##### Records for the exercise

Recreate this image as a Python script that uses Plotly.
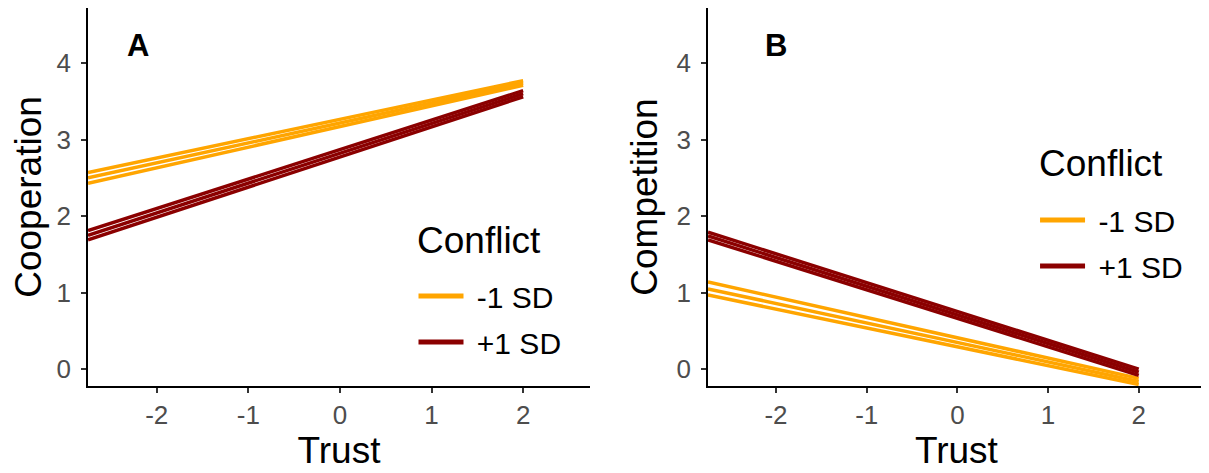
import plotly.graph_objects as go

# Trust values where the simple slopes are drawn
trust = [-2.75, 2.0]

# Panel A - Cooperation (low, fit, high lines) for each level of conflict
coop_minus_lo = [2.43, 3.71]
coop_minus_fit = [2.50, 3.74]
coop_minus_hi = [2.57, 3.77]
coop_plus_lo = [1.69, 3.56]
coop_plus_fit = [1.75, 3.60]
coop_plus_hi = [1.81, 3.64]

# Panel B - Competition
comp_minus_lo = [0.97, -0.20]
comp_minus_fit = [1.05, -0.16]
comp_minus_hi = [1.14, -0.12]
comp_plus_lo = [1.69, -0.08]
comp_plus_fit = [1.74, -0.04]
comp_plus_hi = [1.79, 0.00]

groups = ["-1 SD", "+1 SD"]
colors = {"-1 SD": "#FFA500", "+1 SD": "#8B0000"}

x_ticks = [-2, -1, 0, 1, 2]
x_ticktext = ["-2", "-1", "0", "1", "2"]
y_ticks = [0, 1, 2, 3, 4]

fig = go.Figure()

panels = [
    ("x", "y", "legend", {"-1 SD": [coop_minus_lo, coop_minus_fit, coop_minus_hi],
                          "+1 SD": [coop_plus_lo, coop_plus_fit, coop_plus_hi]}),
    ("x2", "y2", "legend2", {"-1 SD": [comp_minus_lo, comp_minus_fit, comp_minus_hi],
                             "+1 SD": [comp_plus_lo, comp_plus_fit, comp_plus_hi]}),
]

for xa, ya, leg, data in panels:
    for g in groups:
        for ys in data[g]:
            fig.add_trace(go.Scatter(
                x=trust, y=ys, mode="lines", xaxis=xa, yaxis=ya,
                line=dict(color=colors[g], width=3.5),
                showlegend=False, hoverinfo="skip"))
        # legend key
        fig.add_trace(go.Scatter(
            x=[None], y=[None], mode="lines", xaxis=xa, yaxis=ya,
            line=dict(color=colors[g], width=5),
            name="&nbsp;" + g, legend=leg, legendgroup=leg + g, showlegend=True))

axis_style = dict(
    showline=True, linecolor="black", linewidth=1.6, mirror=False,
    ticks="outside", ticklen=5, tickwidth=1.6, tickcolor="#333333",
    showgrid=False, zeroline=False,
    tickfont=dict(size=26, color="#4d4d4d"),
)
title_font = dict(size=37)
legend_style = dict(xanchor="left", yanchor="top", font=dict(size=30),
                    tracegroupgap=4, itemwidth=45, bgcolor="rgba(0,0,0,0)")

fig.update_layout(
    width=1209, height=473,
    margin=dict(l=0, r=0, t=0, b=0),
    paper_bgcolor="white", plot_bgcolor="white",
    font=dict(family="Liberation Sans, Arial, sans-serif", color="black"),
    xaxis=dict(domain=[0.0662, 0.4814], range=[-2.75, 2.73], tickvals=x_ticks, ticktext=x_ticktext,
               title=dict(text="Trust", font=title_font, standoff=4), **axis_style),
    yaxis=dict(domain=[0.2008, 1.0], range=[-0.22, 4.72], tickvals=y_ticks, ticklabelstandoff=5,
               title=dict(text="Cooperation", font=title_font, standoff=8), **axis_style),
    xaxis2=dict(domain=[0.579, 0.990], range=[-2.75, 2.73], tickvals=x_ticks, ticktext=x_ticktext,
                anchor="y2", title=dict(text="Trust", font=title_font, standoff=4), **axis_style),
    yaxis2=dict(domain=[0.2008, 1.0], range=[-0.22, 4.72], tickvals=y_ticks, anchor="x2",
                ticklabelstandoff=5,
                title=dict(text="Competition", font=title_font, standoff=8), **axis_style),
    legend=dict(x=0.3354, y=0.446, **legend_style),
    legend2=dict(x=0.8495, y=0.607, **legend_style),
    annotations=[
        dict(text="<b>A</b>", x=-2.2, y=4.23, xref="x", yref="y", showarrow=False,
             font=dict(size=31, color="black")),
        dict(text="<b>B</b>", x=-2.0, y=4.23, xref="x2", yref="y2", showarrow=False,
             font=dict(size=31, color="black")),
        dict(text="Conflict", x=0.3366, y=0.5074, xref="paper", yref="paper",
             xanchor="left", yanchor="middle", showarrow=False, font=title_font),
        dict(text="Conflict", x=0.8511, y=0.6723, xref="paper", yref="paper",
             xanchor="left", yanchor="middle", showarrow=False, font=title_font),
    ],
)

fig.write_html("out.html")
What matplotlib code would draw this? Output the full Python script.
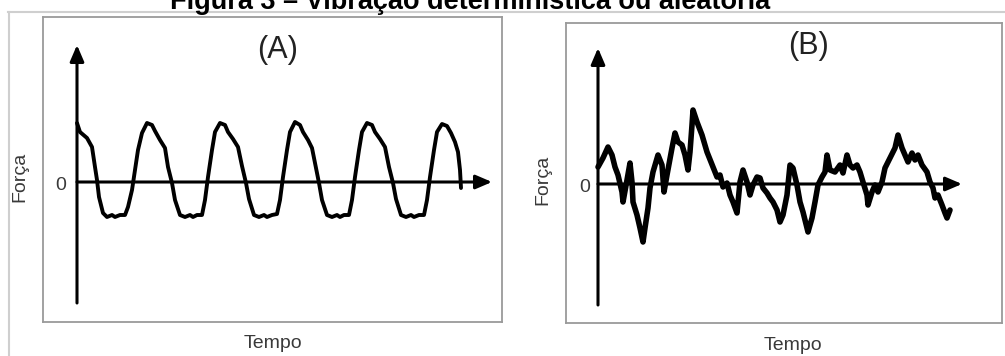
import matplotlib
matplotlib.use("Agg")
import matplotlib.pyplot as plt
from matplotlib.lines import Line2D

plt.rcParams['font.family'] = ['Liberation Sans', 'DejaVu Sans']

W, H = 1005, 356

# (A) deterministic signal: time vs force
tA = [0, 3, 10, 15, 18, 20, 22, 26, 30, 35, 38, 43, 48, 51, 55, 58, 61, 65, 70,
      75, 78, 83, 88, 91, 95, 98, 103, 108, 113, 116, 120, 125, 128, 131, 135, 138, 143,
      148, 151, 156, 161, 165, 169, 172, 177, 182, 187, 190, 195, 200, 203, 206, 210, 213, 218,
      223, 226, 231, 235, 239, 242, 245, 250, 255, 260, 263, 267, 272, 275, 278, 282, 285, 290,
      295, 298, 303, 308, 312, 316, 319, 324, 329, 334, 337, 342, 347, 350, 353, 357, 360, 365,
      370, 374, 378, 381, 383, 384]
fA = [59, 50, 44, 35, 15, 2, -15, -31, -35, -33, -35, -33, -33, -25, -8, 12, 32, 49, 59,
      57, 51, 42, 34, 15, -1, -18, -33, -35, -33, -35, -33, -33, -18, 5, 32, 50, 59,
      57, 50, 43, 35, 16, -1, -17, -33, -35, -33, -35, -33, -32, -18, 5, 32, 50, 60,
      57, 50, 42, 34, 14, -1, -18, -33, -35, -33, -35, -33, -33, -18, 5, 32, 50, 59,
      57, 50, 43, 35, 15, -1, -17, -33, -35, -33, -35, -33, -33, -18, 5, 32, 50, 58,
      56, 49, 40, 30, 12, -6]

# (B) random signal
tB = [0, 5, 10, 14, 17, 20, 24, 25, 29, 32, 34, 35, 39, 42, 45, 47, 50, 52, 55, 60,
      64, 66, 69, 74, 77, 80, 84, 87, 90, 92, 94, 95, 99, 104, 109, 115, 119, 122, 125, 129,
      132, 135, 139, 142, 145, 149, 152, 155, 159, 162, 165, 169, 172, 175, 179, 182, 185, 189,
      192, 195, 199, 202, 205, 210, 214, 217, 220, 224, 227, 229, 232, 237, 242, 245, 249, 252,
      255, 259, 262, 265, 269, 270, 274, 277, 280, 284, 287, 292, 297, 300, 304, 307, 310, 314,
      317, 320, 324, 329, 332, 335, 337, 340, 344, 347, 349, 352]
fB = [17, 26, 37, 29, 17, 9, -8, -18, 4, 21, 2, -18, -31, -44, -58, -44, -24, -4, 12, 29,
      19, -8, 9, 36, 51, 42, 39, 29, 14, 32, 59, 74, 62, 49, 32, 17, 7, 9, -3, 1,
      -11, -18, -29, 2, 14, 2, -11, -1, 7, 6, -4, -9, -14, -18, -26, -38, -31, -11,
      19, 16, -1, -18, -28, -48, -34, -18, -1, 7, 12, 29, 14, 12, 19, 11, 29, 19,
      16, 19, 12, 2, -11, -21, -8, -1, -8, 2, 16, 26, 36, 49, 36, 29, 22, 31,
      24, 29, 19, 12, 2, -4, -14, -11, -21, -29, -34, -26]

fig = plt.figure(figsize=(W / 100, H / 100), dpi=100)


def box(x0, y0, x1, y1):
    return [x0 / W, 1 - y1 / H, (x1 - x0) / W, (y1 - y0) / H]


def panel(rect, t, f, xlim, ylim, ytop, ybot, xend, lw):
    ax = fig.add_axes(rect)
    ax.set_xlim(*xlim)
    ax.set_ylim(*ylim)
    ax.set_xticks([])
    ax.set_yticks([])
    for s in ax.spines.values():
        s.set_color('#9a9a9a')
        s.set_linewidth(1.3)
    arr = dict(arrowstyle='-|>,head_length=0.7,head_width=0.3', lw=2.2,
               color='black', mutation_scale=14, shrinkA=0, shrinkB=0)
    ax.annotate('', xy=(0, ytop), xytext=(0, ybot), arrowprops=arr)
    ax.annotate('', xy=(xend, 0), xytext=(0, 0), arrowprops=arr)
    ax.plot(t, f, color='black', lw=lw, solid_joinstyle='round', solid_capstyle='round')
    return ax


axA = panel(box(43, 17, 502, 322), tA, fA, (-34, 425), (-140, 165), 137, -121, 415, 2.8)
axB = panel(box(566, 23, 1002, 323), tB, fB, (-32, 404), (-139, 161), 136, -121, 364, 4.0)

txt = '#3a3a3a'
fig.text(278 / W, 1 - 50 / H, '(A)', fontsize=22, ha='center', va='center', color='#222222')
fig.text(808 / W, 1 - 46 / H, '(B)', fontsize=22, ha='center', va='center', color='#222222')
fig.text(273 / W, 1 - 343 / H, 'Tempo', fontsize=14, ha='center', va='center', color=txt)
fig.text(793 / W, 1 - 345 / H, 'Tempo', fontsize=14, ha='center', va='center', color=txt)
fig.text(20 / W, 1 - 177 / H, 'Força', fontsize=14, rotation=90, ha='center', va='center', color=txt)
fig.text(543 / W, 1 - 180 / H, 'Força', fontsize=14, rotation=90, ha='center', va='center', color=txt)
fig.text(61 / W, 1 - 185 / H, '0', fontsize=14, ha='center', va='center', color=txt)
fig.text(585 / W, 1 - 188 / H, '0', fontsize=14, ha='center', va='center', color=txt)

fig.text(470 / W, 1 - 9 / H, 'Figura 3 – Vibração determinística ou aleatória',
         fontsize=19.5, fontweight='bold', ha='center', va='baseline')

# light frame of the screenshot
fig.add_artist(Line2D([8 / W, 1], [1 - 12 / H, 1 - 12 / H], color='#cfcfcf', lw=1.5))
fig.add_artist(Line2D([9 / W, 9 / W], [1 - 12 / H, 0], color='#cfcfcf', lw=1.5))

fig.savefig('out.png', dpi=100)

##########

Identify each line containing the string "script" and copy it out.

Recreate this image as a Python script that uses Plotly.
What matplotlib code would draw this? Output the full Python script.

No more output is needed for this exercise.